No Brasil, a mais forte característica social é a confusão entre o privado e o público, no que se refere ao tratamento do público. A inserção das religiosidades nesse ambiente piora as coisas, já ruins, pois insere o meta-privado na discussão do público!

Os políticos, ao contrário do que se convencionou crer, não calculam bem os riscos que tomam. Ou só os calculam bem no curtíssimo prazo, ou, ainda, se os calculam bem são profundamente irresponsáveis e pagam para ver. Com relação à incitação religiosa, eles portam-se como o sujeito que descobriu uma nova bomba e não vai deixar de usa-la sob qualquer argumento, embora saiba a terra arrasada que ela produzirá.

3 Comments

  1. Julinho da Adelaide

    Não sei se nos eua o voto religioso tem um peso grande, mas por aqui me parece um fato novo. realmente a falta de cidadania e de percepção das eleições como um momento de discussão por melhorias concretas de vida são marcantes. E por falta de perspectiva qualquer bandeira serve, de preferência as mais palatáveis e massificadoras. Confesso que o tipo de campanha conduzida pelo pt vinha me causando muito incômodo. Um governo com as marcas e os números do atual tinham que fazer das eleições exatamente o que são: um momento de se discutir política, projetos, comparar governos. Ficamos na mão dos marketeiros e aí foi a mãe do pac, o pai do pac, o tio do pac. E a campanha de serra e marina não foi melhor não. Apostaram todos na total imbecilização do eleitor. Nesse vácuo entraram em cena pastores e padrecos. Conversei com um crente muito humilde. Disse que votou em marina e votará contra dilma. Senti a satisfação em seu rosto ao afirmar isso. A satisfação de quem nunca teve nenhum tipo de protagonismo e agora se agarra a uma bandeira que pode decidir a eleição. Preocupante!!!!

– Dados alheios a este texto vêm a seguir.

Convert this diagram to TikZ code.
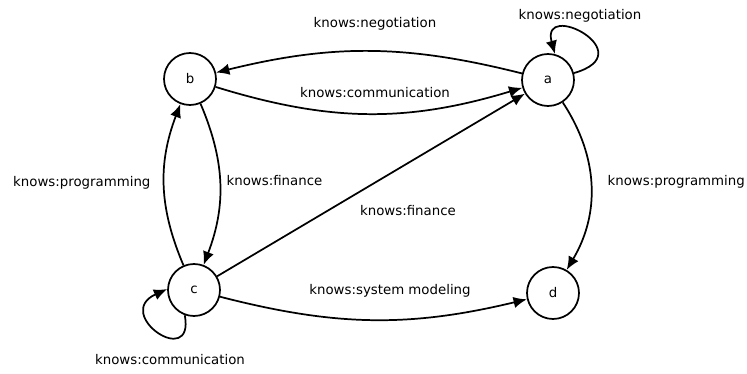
\documentclass[tikz,border=0pt]{standalone}
\usepackage{fontspec}
\setmainfont{DejaVu Sans}
\usetikzlibrary{arrows.meta}
\tikzset{state/.style={
    circle, draw, line width=1.3pt,
    minimum size=39pt, inner sep=0pt,
    font=\fontsize{10}{12}\selectfont
  },
  rel/.style={
    font=\fontsize{10}{12}\selectfont, inner sep=1pt
  },
  link/.style={
    draw, line width=1.3pt, -{Latex[length=10pt,width=8.5pt]}
  }
}
\begin{document}
\begin{tikzpicture}[x=0.75pt,y=-0.75pt]
  \useasboundingbox (0,0) rectangle (747,374);
  % states
  \node[state] (a) at (548,80) {a};
  \node[state] (b) at (190,79) {b};
  \node[state] (c) at (194,290) {c};
  \node[state] (d) at (553,293) {d};
  % labels
  \node[rel] (l-ab) at (375,24) {knows:negotiation};
  \node[rel] (l-aa) at (580,16) {knows:negotiation};
  \node[rel] (l-ba) at (375,93) {knows:communication};
  \node[rel, anchor=west] (l-ad) at (606,182) {knows:programming};
  \node[rel, anchor=west] (l-bc) at (225,181) {knows:finance};
  \node[rel, anchor=east] (l-cb) at (152,183) {knows:programming};
  \node[rel] (l-ca) at (408,211) {knows:finance};
  \node[rel] (l-cd) at (390,291) {knows:system modeling};
  \node[rel] (l-cc) at (170,360) {knows:communication};
  % relations
  \draw[link] (a) to[bend right=14] (b);
  \draw[link] (b) to[bend right=17] (a);
  \draw[link] (a.15) .. controls +(70,-20) and +(-15,-55) .. (a.75);
  \draw[link] (a) to[bend left=32] (d);
  \draw[link] (b) to[bend left=22] (c);
  \draw[link] (c) to[bend left=22] (b);
  \draw[link] (c) to (a);
  \draw[link] (c.-110) .. controls +(10,55) and +(-55,25) .. (c.178);
  \draw[link] (c) to[bend right=14] (d);
\end{tikzpicture}
\end{document}
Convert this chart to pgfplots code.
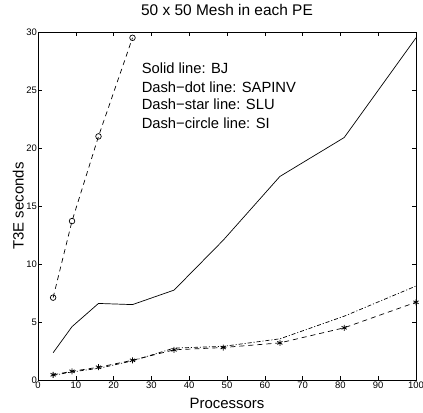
\documentclass[border=0pt]{standalone}
\usepackage{fontspec}
\setmainfont{Liberation Sans}
\usepackage{pgfplots}
\pgfplotsset{compat=1.18}
\begin{document}
\begin{tikzpicture}
\begin{axis}[
  scale only axis,
  width=378bp, height=348bp,
  xmin=0, xmax=100, ymin=0, ymax=30,
  xtick={0,10,...,100}, ytick={0,5,...,30},
  tick align=inside,
  major tick length=4bp,
  tick style={black, line width=0.5pt},
  axis line style={line width=1pt},
  ticklabel style={font=\fontsize{9.5}{11}\selectfont},
  yticklabel style={inner sep=1bp},
  xticklabel style={inner sep=2bp},
  /pgf/number format/assume math mode=true,
  xlabel={Processors}, ylabel={T3E seconds},
  xlabel style={font=\fontsize{15}{17}\selectfont, at={([yshift=-28bp]axis description cs:0.5,0)}, anchor=base},
  ylabel style={font=\fontsize{15}{17}\selectfont, at={([xshift=-14.5bp]axis description cs:0,0.5)}, anchor=base},
  title={50 x 50 Mesh in each PE},
  title style={font=\fontsize{15.5}{17}\selectfont, at={([yshift=11bp]axis description cs:0.5,1)}, anchor=base},
  every axis plot/.append style={black, line width=0.7pt},
  clip=false,
]
% BJ solid
\addplot[solid] coordinates {(4,2.35) (9,4.6) (16,6.6) (25,6.5) (36,7.75) (49,12.05) (64,17.55) (81,20.9) (100,29.5)};
% SAPINV dash-dot
\addplot[dash pattern=on 4bp off 2bp on 1bp off 2bp] coordinates {(4,0.4) (9,0.7) (16,1.0) (25,1.65) (36,2.75) (49,2.9) (64,3.55) (81,5.5) (100,8.1)};
% SLU dash-star
\addplot[dash pattern=on 5bp off 4bp, mark=asterisk, mark size=3bp, mark options={solid, line width=0.8pt}] coordinates {(4,0.45) (9,0.75) (16,1.1) (25,1.7) (36,2.6) (49,2.8) (64,3.2) (81,4.5) (100,6.7)};
% SI dash-circle
\addplot[dash pattern=on 5bp off 4bp, mark=o, mark size=2.8bp, mark options={solid}] coordinates {(4,7.1) (9,13.7) (16,21.0) (25,29.5)};
\node[anchor=base west, font=\fontsize{14.8}{17}\selectfont, inner sep=0pt] at (axis cs:27.4,26.4) {Solid line: BJ};
\node[anchor=base west, font=\fontsize{14.8}{17}\selectfont, inner sep=0pt] at (axis cs:27.4,24.8) {Dash−dot line: SAPINV};
\node[anchor=base west, font=\fontsize{14.8}{17}\selectfont, inner sep=0pt] at (axis cs:27.4,23.28) {Dash−star line: SLU};
\node[anchor=base west, font=\fontsize{14.8}{17}\selectfont, inner sep=0pt] at (axis cs:27.4,21.72) {Dash−circle line: SI};
\end{axis}
\pgfresetboundingbox
\path[use as bounding box] ([xshift=-38bp,yshift=-33bp]current axis.south west) rectangle ([xshift=7bp,yshift=32bp]current axis.north east);
\end{tikzpicture}
\end{document}
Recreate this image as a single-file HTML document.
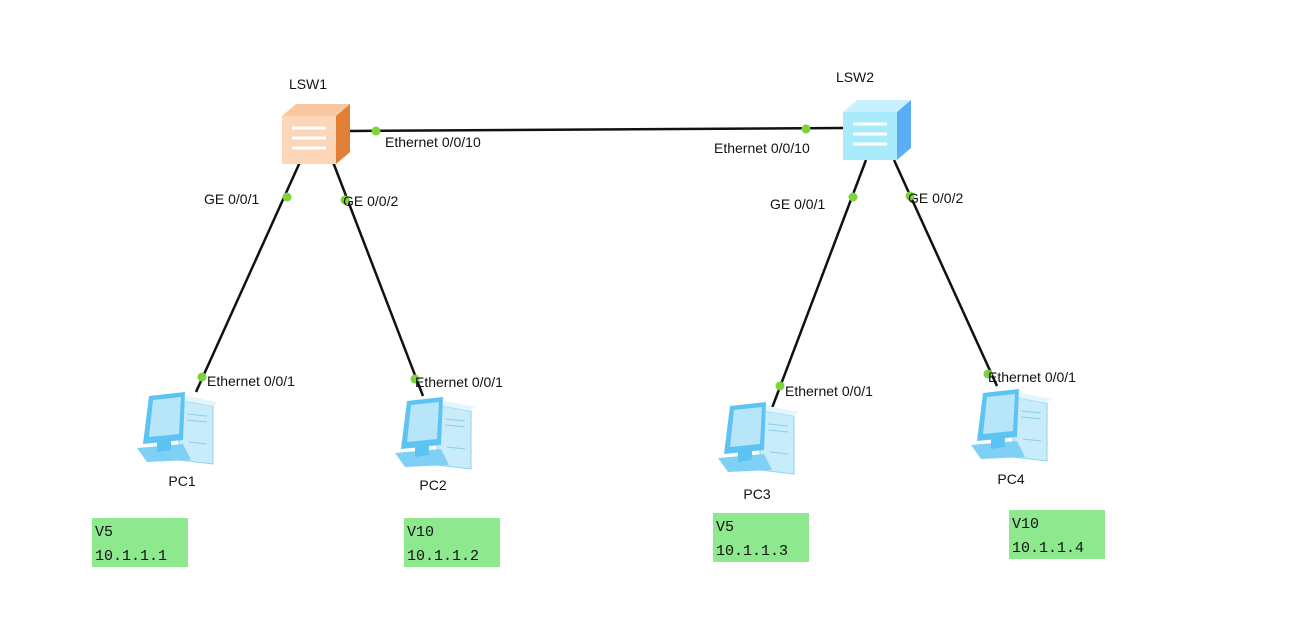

  2. Andrei Barros Correia

    É preocupante mesmo. O caso que descreveste é quase de vingança pessoal do insignificante que vê um ganho de importância afirmando seu preconceito.

    Há uma figura diferente dessa que mencionaste, que me chama bastante a atenção, até pelo ridículo que representa. É o direitista pobre.

    Não falo do direitista pobre que vota para manter um emprego devido àlgum político, que esse voto é objetivamente claríssimo.

    Nem falo daquele coitado que recebeu partículas de discurso e acha que haverá de vencer porque há mobilidade social e porque os méritos serão percebidos.

    Falo do sujeito que é capaz de fazer um discurso desconexo contra ele mesmo, é assombroso é há vários.

  3. Julinho da Adelaide

    Conheço várias dessas figuras assim como citaste. É realmente patético. O meu sentimento é mais de pena que raiva.